The key CBA estimates in the CEBR report, comparing the government’s 2030 policy with the APPG base case, for the full period 2023 to 2050, are (in £ billion):
Reduced CO2 emissions in driving 64.7
Health benefits of reduced emissions 11.2
Extra costs of purchasing BEVs 187.8
Extra fuel costs of EVs 34.9
Cost of extra CO2 emissions in manufacture 32.5
Waiting time costs 46.5
Extra infrastructure costs 98.5
These assumptions all deserve a few brief comments.
Extra costs of purchasing BEVs. New vehicle prices are set at 2022 levels. The extra cost, and hence the EV price premium for car owners, is therefore assumed to remain unchanged to 2050. This is an outstanding example of the twin intellectual fallacies of assuming no technical progress, and ignoring other factors, notably economies of scale in BEV production, and market or economic pressures and trends.
In contrast a 2021 study by BloombergNEF predicts inter alia that new battery prices will fall by 58% between 2020 and 2030, and that for light vehicles, electric will be cheaper than ICE vehicles by 2027. They add that the growth in EV sales is no longer being driven primarily by policy, but by organic factors, ie consumer preferences. Other analysts have predicted earlier parity with ICE vehicles. Arbitrary assertion of a nearly 200 billion cost penalty is simply perverse, and casts doubt on the quality of the CEBR analysis as a whole. This line item might more realistically appear as a further benefit to current policy rather than a massive cost.
Cost of extra CO2 emissions in manufacture. A recent review of studies on this subject, by the International Council on Clean Transportation (ICCT), provides an excellent summary. It reveals a wide, factor-of-five, range of estimates for emissions in manufacture, reflecting different battery chemistries and other factors. A major factor in this type of lifecycle analysis is the extent to which the power sector has been decarbonised. The ICCT review indicates that emissions in production, as with direct production costs, are expected to fall dramatically, not just with power sector decarbonisation, but with improved battery development and recycling techniques. The CEBR report does not appear to take account of these factors.
Infrastructure costs. This covers additional generation, network infrastructure, and EV charging points, not broken down in the CEBR report, which can challenged on several points. First, National Grid has elsewhere suggested 6 GW additional capacity (with smart charging), not the 19-26 GW (without smart charging) indicated in the CEBR report. This cost will in any case be financed through what drivers pay through their electricity tariff, already implicitly covered in the calculation of running cost saving. Second much of the distribution network infrastructure is already overdue for replacement or upgrading; this is required inter alia to accommodate heat pumps. A typical view of most distribution engineers is that, at the installation stage, the incremental cost of additional network capacity, the number relevant to a CBA, is very small in relation to the total.
That leaves charging infrastructure per se.

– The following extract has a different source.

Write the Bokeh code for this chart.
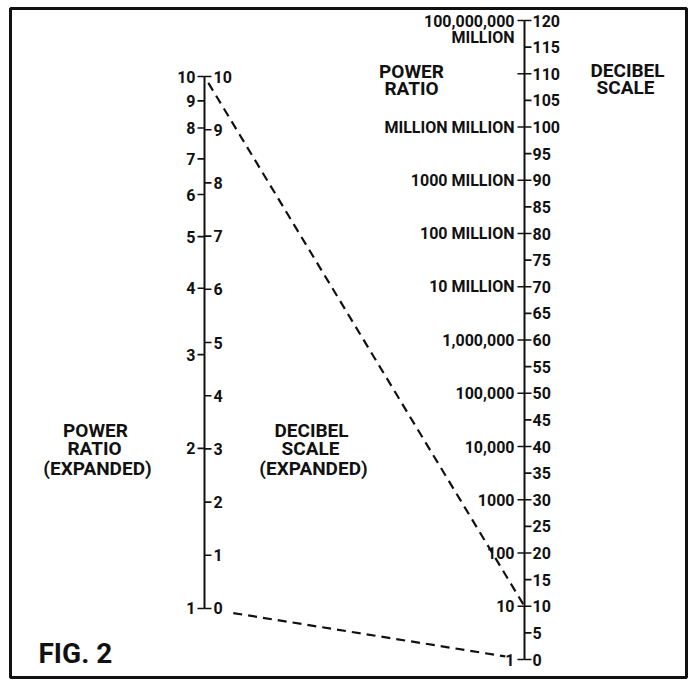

Another ICCT report, based on projections for the 100 most populous metropolitan areas in the USA, suggests infrastructure costs of less than $1000 per new EV, falling as the number rises. While the UK might have higher installation costs, the US figure is dominated by home charging, suggesting lower average costs likely in the UK.
Taken together these arguments suggest the CEBR estimate of additional infrastructure costs is hugely overstated.

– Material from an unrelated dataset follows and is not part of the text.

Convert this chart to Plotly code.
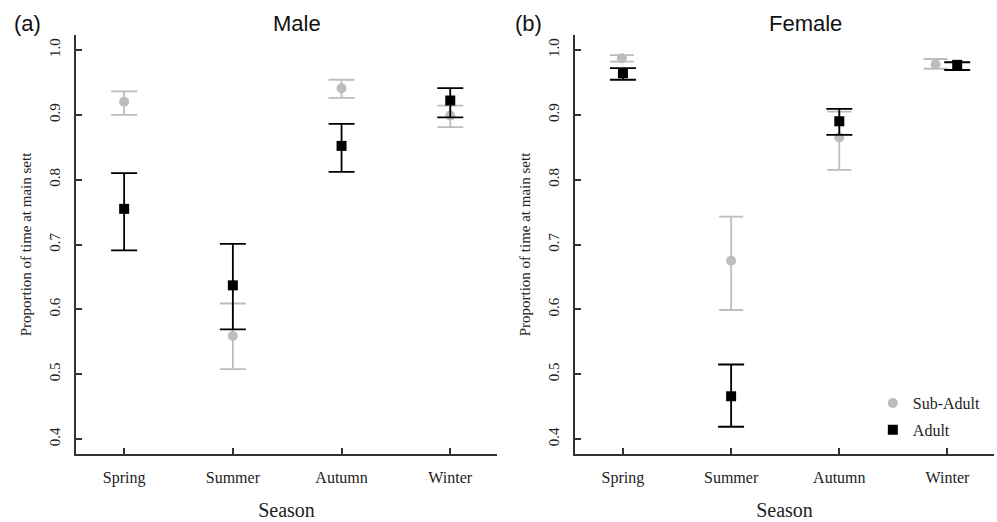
import plotly.graph_objects as go

# ---------------- data ----------------
seasons = ["Spring", "Summer", "Autumn", "Winter"]
season_pos = [1, 2, 3, 4]
y_ticks = [0.4, 0.5, 0.6, 0.7, 0.8, 0.9, 1.0]
y_ticktext = ["0.4", "0.5", "0.6", "0.7", "0.8", "0.9", "1.0"]

male_sub = [0.920, 0.559, 0.941, 0.899]
male_sub_hi = [0.936, 0.609, 0.954, 0.914]
male_sub_lo = [0.900, 0.508, 0.926, 0.881]
male_ad = [0.755, 0.637, 0.852, 0.922]
male_ad_hi = [0.810, 0.701, 0.886, 0.941]
male_ad_lo = [0.691, 0.569, 0.812, 0.896]

female_sub = [0.987, 0.675, 0.865, 0.978]
female_sub_hi = [0.992, 0.743, 0.905, 0.986]
female_sub_lo = [0.982, 0.599, 0.815, 0.971]
female_ad = [0.964, 0.466, 0.890, 0.977]
female_ad_hi = [0.972, 0.515, 0.909, 0.981]
female_ad_lo = [0.954, 0.419, 0.869, 0.969]

# horizontal dodge (in category units)
male_sub_dx = [0, 0, 0, 0]
male_ad_dx = [0, 0, 0, 0]
female_sub_dx = [-0.01, 0, 0, -0.11]
female_ad_dx = [0, 0, 0, 0.09]

GRAY = "#bdbdbd"
BLACK = "#000000"
AXIS = "#333333"
SERIF = "Liberation Serif, Times New Roman, serif"
SANS = "Liberation Sans, Arial, sans-serif"


def trace(vals, hi, lo, dx, color, symbol, name, xa, ya, show, cap):
    return go.Scatter(
        x=[p + d for p, d in zip(season_pos, dx)],
        y=vals,
        mode="markers",
        name=name,
        legendgroup=name,
        showlegend=show,
        marker=dict(symbol=symbol, size=10, color=color, line=dict(width=0)),
        error_y=dict(
            type="data",
            symmetric=False,
            array=[h - v for h, v in zip(hi, vals)],
            arrayminus=[v - l for v, l in zip(vals, lo)],
            color=color,
            thickness=1.8,
            width=cap,
        ),
        xaxis=xa,
        yaxis=ya,
    )


fig = go.Figure()
fig.add_trace(trace(male_sub, male_sub_hi, male_sub_lo, male_sub_dx, GRAY, "circle", "Sub-Adult", "x", "y", False, 13))
fig.add_trace(trace(male_ad, male_ad_hi, male_ad_lo, male_ad_dx, BLACK, "square", "Adult", "x", "y", False, 13))
fig.add_trace(trace(female_sub, female_sub_hi, female_sub_lo, female_sub_dx, GRAY, "circle", "Sub-Adult", "x2", "y2", True, 12))
fig.add_trace(trace(female_ad, female_ad_hi, female_ad_lo, female_ad_dx, BLACK, "square", "Adult", "x2", "y2", True, 13))

xcommon = dict(
    range=[0.557, 4.43],
    tickmode="array",
    tickvals=season_pos,
    ticktext=seasons,
    ticks="inside",
    ticklen=6,
    tickwidth=1.5,
    tickcolor=AXIS,
    showline=True,
    linecolor=AXIS,
    linewidth=1.5,
    showgrid=False,
    zeroline=False,
    tickfont=dict(family=SERIF, size=16, color="#222"),
    title=dict(text="Season", font=dict(family=SERIF, size=20, color="#222"), standoff=17),
    ticklabelstandoff=8,
    automargin=False,
    fixedrange=True,
)
ycommon = dict(
    range=[0.377, 1.023],
    tickmode="array",
    tickvals=y_ticks,
    ticktext=y_ticktext,
    tickangle=-90,
    ticks="inside",
    ticklen=6,
    tickwidth=1.5,
    tickcolor=AXIS,
    showline=True,
    linecolor=AXIS,
    linewidth=1.5,
    showgrid=False,
    zeroline=False,
    tickfont=dict(family=SERIF, size=15, color="#222"),
    title=dict(text="Proportion of time at main sett", font=dict(family=SERIF, size=15, color="#222"), standoff=12),
    ticklabelstandoff=8,
    automargin=False,
    fixedrange=True,
)

W, H = 997, 522
L, R, T, B = 76, 3, 35, 68
pw, ph = W - L - R, H - T - B


def px_x(x):
    return (x - L) / pw


def px_y(y):
    return 1 - (y - T) / ph


ann_font = dict(family=SANS, size=22, color="#111")
fig.update_layout(
    width=W,
    height=H,
    margin=dict(l=L, r=R, t=T, b=B),
    paper_bgcolor="white",
    plot_bgcolor="white",
    xaxis=dict(domain=[0, 0.4586], anchor="y", **xcommon),
    yaxis=dict(domain=[0, 1], anchor="x", **ycommon),
    xaxis2=dict(domain=[0.5436, 1], anchor="y2", **xcommon),
    yaxis2=dict(domain=[0, 1], anchor="x2", **ycommon),
    legend=dict(
        x=0.868, y=0.162, xanchor="left", yanchor="top",
        font=dict(family=SERIF, size=16, color="#222"),
        bgcolor="rgba(0,0,0,0)",
        tracegroupgap=3,
    ),
    annotations=[
        dict(text="Male", x=px_x(297), y=px_y(23)),
        dict(text="Female", x=px_x(805), y=px_y(23)),
        dict(text="(a)", x=px_x(27), y=px_y(23)),
        dict(text="(b)", x=px_x(528), y=px_y(23)),
    ],
    showlegend=True,
)
fig.update_annotations(xref="paper", yref="paper", showarrow=False,
                       xanchor="center", yanchor="middle", font=ann_font)

fig.write_html("out.html", config={"displayModeBar": False},
               post_script="document.body.style.margin='0';")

Health benefits. A recent Oxford University report estimated current (2018) annual health costs of £ 6 bn per annum, attributable to vehicle emissions (not just CO2). Prima facie this suggests a much higher health benefit than the CEBR estimate of £ 11 billlion for the period to 2050.
Extra fuel costs (excluding CO2 externalities). This appears to have been calculated by looking at cost savings to the motorist and, quite correctly, subtracting the tax element to reflect the fact that this is a transfer payment not a resource cost or societal benefit. However overall the Committee on Climate Change takes a different view on future fuel costs and estimates a real resource saving for the UK. Moreover oil prices have recently risen substantially and may remain high.
An important technical point in a CBA is that the tariff price EV drivers pay per kWh considerably exceeds the true incremental cost of generation, as it includes a very high proportion of shared and fixed network costs. So this too is merely a transfer payment which serves to understate the resource or societal benefit of switching to EVs. Again the implication is that the report is seriously overstating costs.
Waiting time costs. It seems unlikely that waiting times on this scale will persist with improved infrastructure, or as drivers adjust to EV ownership. I am not aware of any other analysis which has considered this to be a major issue. Again this figure seems to be based on hypothesis rather than evidence or analysis.
Using a 2050 cut-off point
A major conceptual flaw in the analysis is the 2050 cut-off point. The base case and the alternative emphatically do not lead to the same state of the world (or UK) in 2050. In the base case the UK continues to have 50 million tonnes per annum of CO2 emissions, shown in the report as reducing very slowly. In the alternative case UK has an (almost) fit for purpose vehicle fleet in 2050, (almost) compatible with net zero objectives. In effect this implies the creation of a valuable capital asset, worth about £ 10 billion per annum for some years after 2050 (using the CEBR’s own estimates). This should be included in any CBA analysis.
The alternative case would also mean the UK was at least making the necessary contribution to the minimum reductions required for global climate objectives. If all countries fell short in this and other sectors to a similar degree, then the prospects for safeguarding future climate health and prosperity would disappear.
 2035 relates to the end date for plug-in hybrid vehicles (PHEV)
 However the report does not repeat the gross errors other 2021 report which estimated generation infrstrucure at £ 1.5 trillion
 I have not yet been able to check this claim.
 Although we should of course note that the real resource cost in Russia or the Middle East may be much lower than that
 It’s worth noting that the prices importers pay may be considerably in excess of the real resource costs of extraction in the Middle East or elsewhere. So in a global CBA context, some different conclusions might be drawn.